I came up with the title of my book at Wegmans. I had a very long, rambling title that I loved and apparently everyone else hated (I realize now it was a ridiculous title). On a late night run to Wegs to buy saline solution, I stopped in the book section and noticed that a lot of the titles were one or two words. STAY popped into my head suddenly on the way to the register, and by the time I got out to the car, I’d already sent texts to J and Neil to see what they thought of it.

Yesterday, I went to Wegs to get groceries and picked up the new Pat Conroy book. In high school, I read everything Pat Conroy had written, and read THE LORDS OF DISCIPLINE so many times that the cover fell off my beat up paperback copy (several times, because I kept trying to glue it back together). I had lines from the book scrawled on index cards, taped to the wall next to my bed. I had no idea I wanted to be a writer at the time. I did, however, feel very much like a square peg in a round hole, and that book spoke to that feeling so beautifully. That book made me feel a little better about being me and got me thinking about the benefits to not fitting in, which, at sixteen years old (and really, at any age), is an enormous gift.

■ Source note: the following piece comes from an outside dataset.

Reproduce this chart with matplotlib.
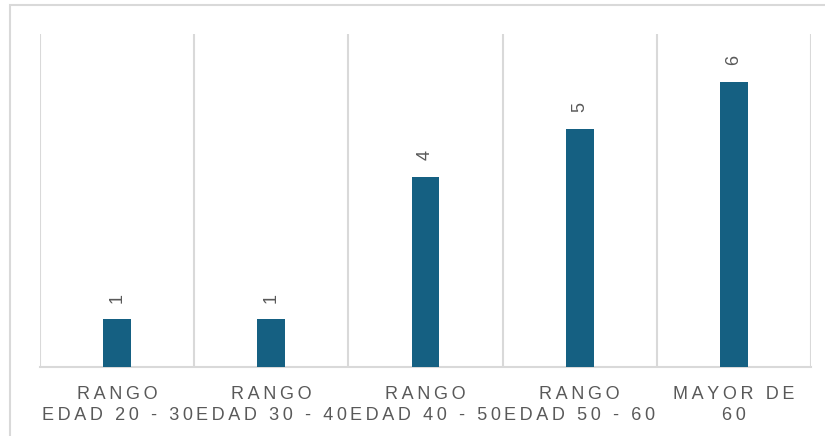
import matplotlib
matplotlib.use("Agg")
import matplotlib.pyplot as plt
import numpy as np

# Datos: número de personas por rango de edad
categorias = ["RANGO\nEDAD 20 - 30", "RANGO\nEDAD 30 - 40", "RANGO\nEDAD 40 - 50",
              "RANGO\nEDAD 50 - 60", "MAYOR DE\n60"]
valores = [1, 1, 4, 5, 6]

color_barra = "#156082"
color_texto = "#595959"
color_linea = "#D9D9D9"

plt.rcParams['font.family'] = ['Liberation Sans', 'DejaVu Sans']


def espaciar(texto):
    # separa las letras con un espacio fino (imita el espaciado de Excel)
    return "\n".join("\u2009".join(linea) for linea in texto.split("\n"))


fig = plt.figure(figsize=(8.25, 4.36), dpi=100)
ax = fig.add_axes([40/825, 1 - 367/436, 771/825, 333/436])

x = np.arange(len(categorias))
barras = ax.bar(x, valores, width=0.18, color=color_barra, zorder=3)

for xi, v in zip(x, valores):
    ax.annotate(str(v), (xi, v), xytext=(0, 12), textcoords="offset points",
                rotation=90, ha="center", va="bottom", fontsize=13,
                color=color_texto)

ax.set_xlim(-0.5, len(categorias) - 0.5)
ax.set_ylim(0, 7)

# líneas verticales entre categorías
for b in np.arange(-0.5, len(categorias), 1):
    ax.axvline(b, color=color_linea, lw=1.5, zorder=1)

ax.set_xticks(x)
ax.set_xticklabels([espaciar(c) for c in categorias], fontsize=13,
                   color=color_texto, linespacing=1.25)
ax.tick_params(axis="x", length=0, pad=14)
ax.set_yticks([])

for lado in ["top", "left", "right"]:
    ax.spines[lado].set_visible(False)
ax.spines["bottom"].set_color(color_linea)
ax.spines["bottom"].set_linewidth(1.5)

# marco exterior del gráfico
fig.add_artist(plt.Rectangle((10/825, -0.1), 1.0, 1 - 5/436 + 0.1,
                             transform=fig.transFigure, fill=False,
                             edgecolor=color_linea, lw=1.5))

fig.savefig("out.png", dpi=100)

I was in a hurry yesterday, and didn’t linger long in the book section. I grabbed SOUTH OF BROAD, threw it in my cart and made my way to the registers. There was one person ahead of me in line. I unloaded my groceries, but I held the book so it wouldn’t get ruined by ice cream sweat. It hit me (again) that next year I will be holding my book in my hands, and I lost it (again). Gasping, tears down the cheeks, kind of lost it. I put my head down and wiped my eyes on my sleeve. Luckily, the person in front of me had a slew of coupons that were too crumpled to scan and both she and the checker were too involved to notice. I slid my sunglasses on, checked out, and cried the whole way home.

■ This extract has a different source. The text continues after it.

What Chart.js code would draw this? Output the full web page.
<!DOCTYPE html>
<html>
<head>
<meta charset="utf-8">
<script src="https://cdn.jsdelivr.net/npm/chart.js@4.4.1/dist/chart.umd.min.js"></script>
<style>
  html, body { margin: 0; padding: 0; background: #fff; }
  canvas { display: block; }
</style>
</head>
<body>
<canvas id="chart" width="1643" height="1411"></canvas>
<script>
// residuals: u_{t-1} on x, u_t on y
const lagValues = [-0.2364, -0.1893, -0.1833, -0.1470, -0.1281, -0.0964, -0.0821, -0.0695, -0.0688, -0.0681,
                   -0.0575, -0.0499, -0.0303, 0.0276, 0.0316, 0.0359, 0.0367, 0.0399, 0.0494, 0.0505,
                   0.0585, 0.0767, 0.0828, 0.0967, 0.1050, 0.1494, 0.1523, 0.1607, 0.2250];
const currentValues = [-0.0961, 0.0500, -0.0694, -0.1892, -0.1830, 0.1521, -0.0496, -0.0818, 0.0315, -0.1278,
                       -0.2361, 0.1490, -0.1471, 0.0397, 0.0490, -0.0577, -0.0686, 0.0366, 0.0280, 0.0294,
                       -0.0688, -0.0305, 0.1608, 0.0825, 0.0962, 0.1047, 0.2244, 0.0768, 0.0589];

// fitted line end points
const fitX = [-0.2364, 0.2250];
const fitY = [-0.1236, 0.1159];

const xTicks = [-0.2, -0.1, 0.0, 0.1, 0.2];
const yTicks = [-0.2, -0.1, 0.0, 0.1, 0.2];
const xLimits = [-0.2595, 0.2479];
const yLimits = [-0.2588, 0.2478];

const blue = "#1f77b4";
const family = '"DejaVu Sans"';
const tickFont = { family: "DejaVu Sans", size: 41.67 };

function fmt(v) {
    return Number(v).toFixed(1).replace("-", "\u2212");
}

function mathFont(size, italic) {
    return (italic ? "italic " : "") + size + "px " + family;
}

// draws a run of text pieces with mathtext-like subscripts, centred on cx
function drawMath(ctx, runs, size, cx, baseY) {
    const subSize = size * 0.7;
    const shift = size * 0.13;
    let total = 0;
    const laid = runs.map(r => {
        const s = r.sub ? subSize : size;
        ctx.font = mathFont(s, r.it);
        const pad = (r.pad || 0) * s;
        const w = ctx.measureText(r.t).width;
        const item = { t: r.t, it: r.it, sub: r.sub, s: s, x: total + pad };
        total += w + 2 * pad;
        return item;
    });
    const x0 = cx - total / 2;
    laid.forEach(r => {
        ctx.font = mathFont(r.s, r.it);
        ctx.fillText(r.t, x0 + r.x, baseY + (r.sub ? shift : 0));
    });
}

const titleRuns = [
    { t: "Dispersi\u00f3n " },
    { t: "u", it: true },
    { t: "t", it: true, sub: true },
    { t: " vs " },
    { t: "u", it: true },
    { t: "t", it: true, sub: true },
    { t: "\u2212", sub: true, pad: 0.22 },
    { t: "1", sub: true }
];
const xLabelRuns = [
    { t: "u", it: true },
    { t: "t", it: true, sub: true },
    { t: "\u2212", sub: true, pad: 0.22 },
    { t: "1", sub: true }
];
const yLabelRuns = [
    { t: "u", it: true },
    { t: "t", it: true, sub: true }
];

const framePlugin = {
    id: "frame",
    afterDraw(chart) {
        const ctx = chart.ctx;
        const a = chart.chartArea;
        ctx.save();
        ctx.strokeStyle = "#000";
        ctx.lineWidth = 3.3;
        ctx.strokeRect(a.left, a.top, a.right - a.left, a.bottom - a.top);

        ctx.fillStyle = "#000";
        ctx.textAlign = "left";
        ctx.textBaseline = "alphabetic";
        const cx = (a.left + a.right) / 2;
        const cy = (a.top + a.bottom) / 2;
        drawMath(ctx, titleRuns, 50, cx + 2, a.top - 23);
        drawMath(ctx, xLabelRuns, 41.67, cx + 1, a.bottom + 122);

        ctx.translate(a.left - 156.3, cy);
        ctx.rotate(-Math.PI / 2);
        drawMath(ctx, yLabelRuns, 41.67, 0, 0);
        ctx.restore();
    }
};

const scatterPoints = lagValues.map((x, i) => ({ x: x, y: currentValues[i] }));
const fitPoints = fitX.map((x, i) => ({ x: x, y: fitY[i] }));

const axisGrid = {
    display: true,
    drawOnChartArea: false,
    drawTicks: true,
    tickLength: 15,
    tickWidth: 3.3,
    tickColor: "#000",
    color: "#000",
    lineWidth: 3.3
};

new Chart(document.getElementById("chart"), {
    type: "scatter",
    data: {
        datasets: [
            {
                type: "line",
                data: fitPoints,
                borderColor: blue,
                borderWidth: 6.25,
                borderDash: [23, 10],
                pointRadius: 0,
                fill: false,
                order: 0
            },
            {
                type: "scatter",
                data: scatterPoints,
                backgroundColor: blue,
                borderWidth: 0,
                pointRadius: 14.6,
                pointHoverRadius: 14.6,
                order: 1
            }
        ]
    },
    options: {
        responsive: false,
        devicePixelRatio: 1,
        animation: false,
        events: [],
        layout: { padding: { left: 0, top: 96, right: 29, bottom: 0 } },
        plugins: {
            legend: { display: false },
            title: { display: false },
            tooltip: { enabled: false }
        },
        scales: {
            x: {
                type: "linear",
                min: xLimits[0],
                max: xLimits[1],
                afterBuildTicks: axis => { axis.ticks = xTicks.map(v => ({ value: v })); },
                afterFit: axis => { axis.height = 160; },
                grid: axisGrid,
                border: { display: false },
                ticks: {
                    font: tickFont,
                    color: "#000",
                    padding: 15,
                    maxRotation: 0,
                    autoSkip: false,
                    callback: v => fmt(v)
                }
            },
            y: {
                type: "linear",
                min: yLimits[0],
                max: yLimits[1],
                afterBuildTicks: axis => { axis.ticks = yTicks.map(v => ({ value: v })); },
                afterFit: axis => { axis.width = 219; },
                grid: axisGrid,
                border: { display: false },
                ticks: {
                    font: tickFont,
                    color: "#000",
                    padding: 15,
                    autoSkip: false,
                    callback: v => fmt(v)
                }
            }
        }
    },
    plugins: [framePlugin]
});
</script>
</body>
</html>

I was that kid who didn’t feel like she fit anywhere and now I’m an adult who’s carved out my square hole, and I wrote a book, and maybe next year, I’ll be able to walk into Wegmans and buy a copy of my book, hold it while I’m checking out so it doesn’t get ruined by ice cream sweat, and probably make an ass out of myself all over again.

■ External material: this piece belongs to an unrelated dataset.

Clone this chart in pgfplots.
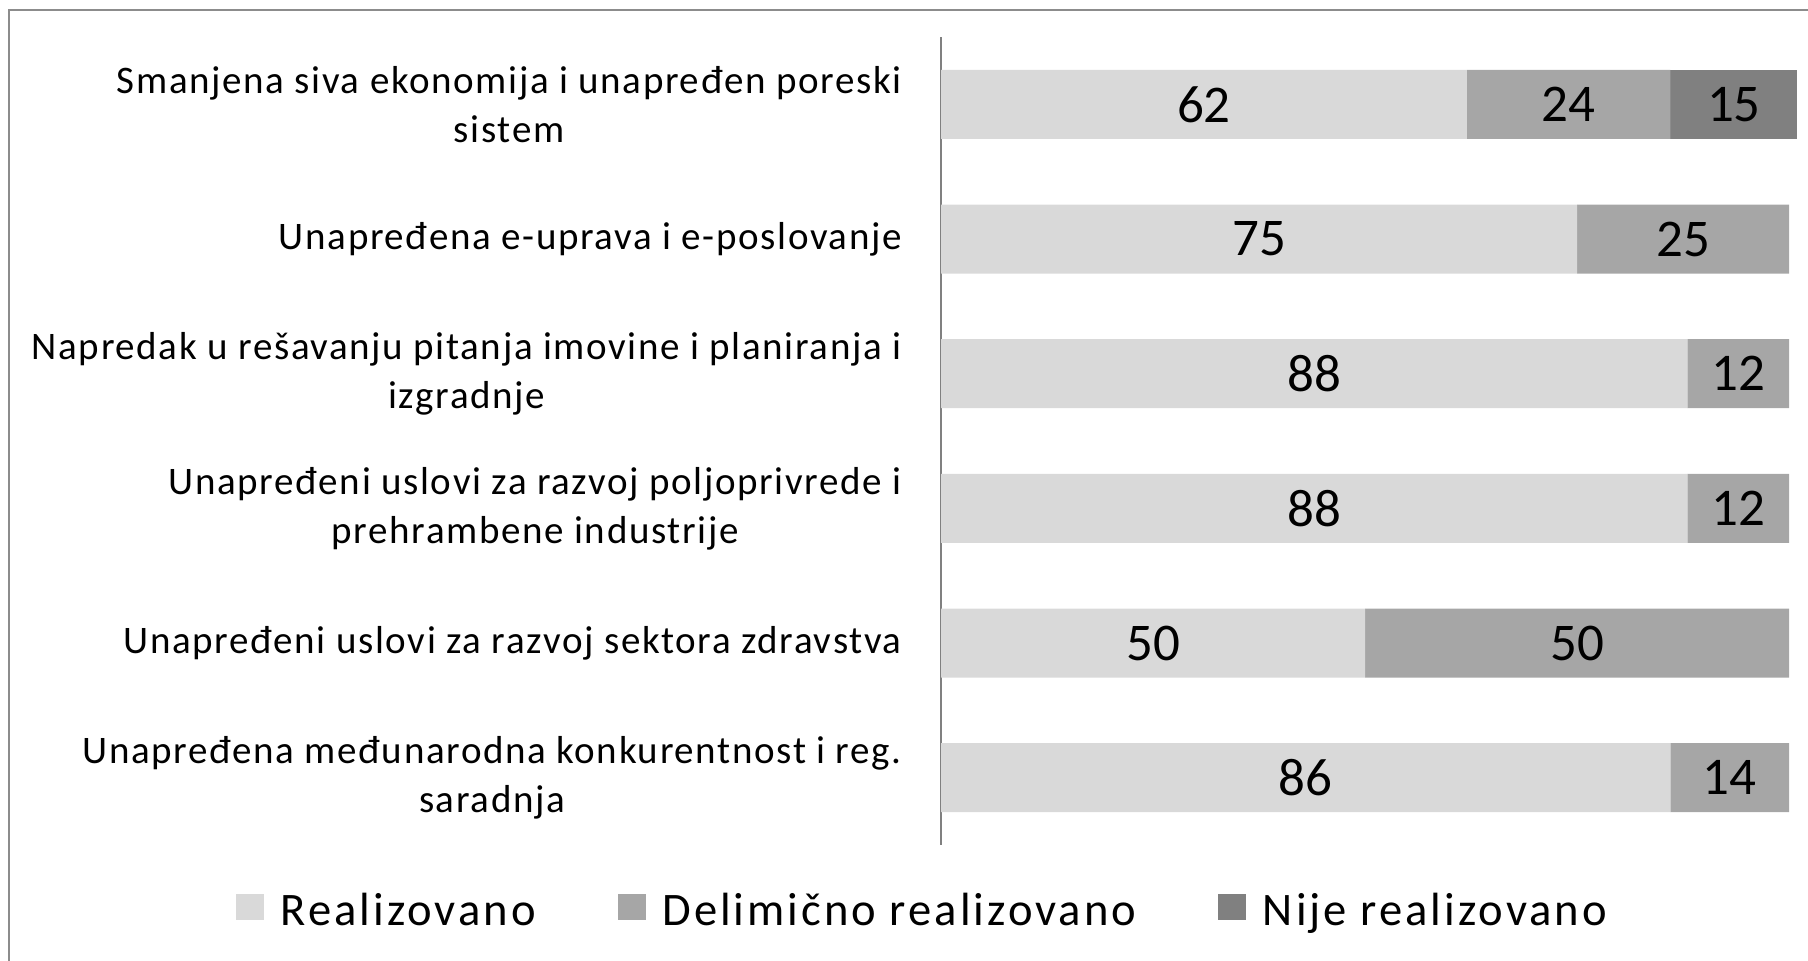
\documentclass[border=0pt]{standalone}
\usepackage{pgfplots}
\pgfplotsset{compat=1.18}
\usepackage{fontspec}
\setmainfont{Carlito}
\newfontfamily\labfont[LetterSpace=4.2]{Carlito}
\newfontfamily\legfont[LetterSpace=6.5]{Carlito}
\definecolor{cA}{HTML}{D9D9D9}
\definecolor{cB}{HTML}{A6A6A6}
\definecolor{cC}{HTML}{808080}
\definecolor{frameC}{HTML}{8C8C8C}
\begin{document}
\begin{tikzpicture}
\path[use as bounding box] (0,0) rectangle (904pt,-480pt);
\clip (0,0) rectangle (904pt,-480pt);
\draw[color=frameC, line width=1pt] (4.5pt,-490pt) -- (4.5pt,-5pt) -- (910pt,-5pt);
\pgfplotsset{common/.style={
  at={(470.5pt,-422.5pt)}, anchor=south west,
  width=424pt, height=404pt, scale only axis,
  xmin=0, xmax=100, ymin=-0.5, ymax=5.5, y dir=reverse,
  clip=false}}
\begin{axis}[common,
  xbar stacked, bar width=34.5pt,
  axis x line=none, axis y line*=left,
  y axis line style={color=gray, line width=0.6pt},
  ytick={0,...,5},
  yticklabels={{Smanjena siva ekonomija i unapređen poreski\\sistem},
    {Unapređena e-uprava i e-poslovanje},
    {Napredak u rešavanju pitanja imovine i planiranja i\\izgradnje},
    {Unapređeni uslovi za razvoj poljoprivrede i\\prehrambene industrije},
    {Unapređeni uslovi za razvoj sektora zdravstva},
    {Unapređena međunarodna konkurentnost i reg.\\saradnja}},
  major tick length=0pt,
  yticklabel style={align=center, font=\labfont\fontsize{19.5}{24.5}\selectfont, inner sep=0pt, xshift=-19.5pt},
  legend columns=3,
  legend style={at={(-0.0206,-0.0817)}, anchor=center, draw=none, fill=none,
    font=\legfont\fontsize{23.3}{28}\selectfont,
    /tikz/every odd column/.append style={column sep=6.3pt},
    /tikz/every even column/.append style={column sep=39pt}},
  legend image code/.code={\fill[#1] (0pt,-4.5pt) rectangle (14pt,8.5pt);},
]
\addplot[fill=cA, draw=none] coordinates {(62,0) (75,1) (88,2) (88,3) (50,4) (86,5)};
\addplot[fill=cB, draw=none] coordinates {(24,0) (25,1) (12,2) (12,3) (50,4) (14,5)};
\addplot[fill=cC, draw=none] coordinates {(15,0) (0,1) (0,2) (0,3) (0,4) (0,5)};
\legend{Realizovano, Delimično realizovano, Nije realizovano}
\end{axis}
\begin{axis}[common, hide axis]
\addplot[draw=none, mark=none, nodes near coords, point meta=explicit symbolic,
  nodes near coords align=center,
  every node near coord/.append style={font=\fontsize{26.5}{30}\selectfont, text=black}]
  coordinates {(31,0)[62] (74,0)[24] (93.5,0)[15]
    (37.5,1)[75] (87.5,1)[25]
    (44,2)[88] (94,2)[12]
    (44,3)[88] (94,3)[12]
    (25,4)[50] (75,4)[50]
    (43,5)[86] (93,5)[14]};
\end{axis}
\end{tikzpicture}
\end{document}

Now, I have to go buy a shirt that isn’t brown or ugly as sin to wear for my author photo shoot next week. Holy crap!

Item # six million and ninety-two on the Why Neil is Awesome list

When I talked to Neil on the phone last weekend he hinted that I should keep an eye out for something in the mail.

I assumed it was a cartoon. Neil draws the most amazing cartoons (that’s item # six million and seventy-four on the list). It wasn’t.

On Monday, a small white box arrived. It contained four hats and a letter. The first three hats say “The (Character Name Here) Hat,” and the last one says, “The 4th Hat for Jeremy.”

In the letter, Neil says that while I’ve been focusing on Van, now I’ll be juggling support for the book with moving forward with my next projects.

“What should go on today’s list of tasks? What are your responsibilities for the next few days or weeks? What role should you be playing? This is why, in a gesture of congratulations for finishing STAY, I present to you three hats for three characters . . . It is my hope that, when it’s time to wear a different hat, you’ll, well, wear a different hat.”

I left out a bunch of good parts of the letter that are specific to my characters and I’ve blocked out the names of the other two characters in the picture above, because, well, things are subject to change at any time, and I’m not ready for character 2 and character 3 to make their appearance yet, but I am excited about them and can’t wait to tell you more when the time is right.

Neil then writes to the hubs, telling him “I’ve admired your support of Al, and feel that such efforts deserve a hat as well. This is why I present the fourth hat to you.”

And then there is the P.S. “Please note that I’m aware that these are some ugly-ass hats. I’m hoping it’s the thought that counts and shit.”

Don’t you wish you had a Neil? If everyone had a Neil, the world would be a better place, which, by the way, is item # six million and ninety-three on the list.

Oh, and do me a favor – go stick a finger in a nose for Neil. He’d really appreciate it.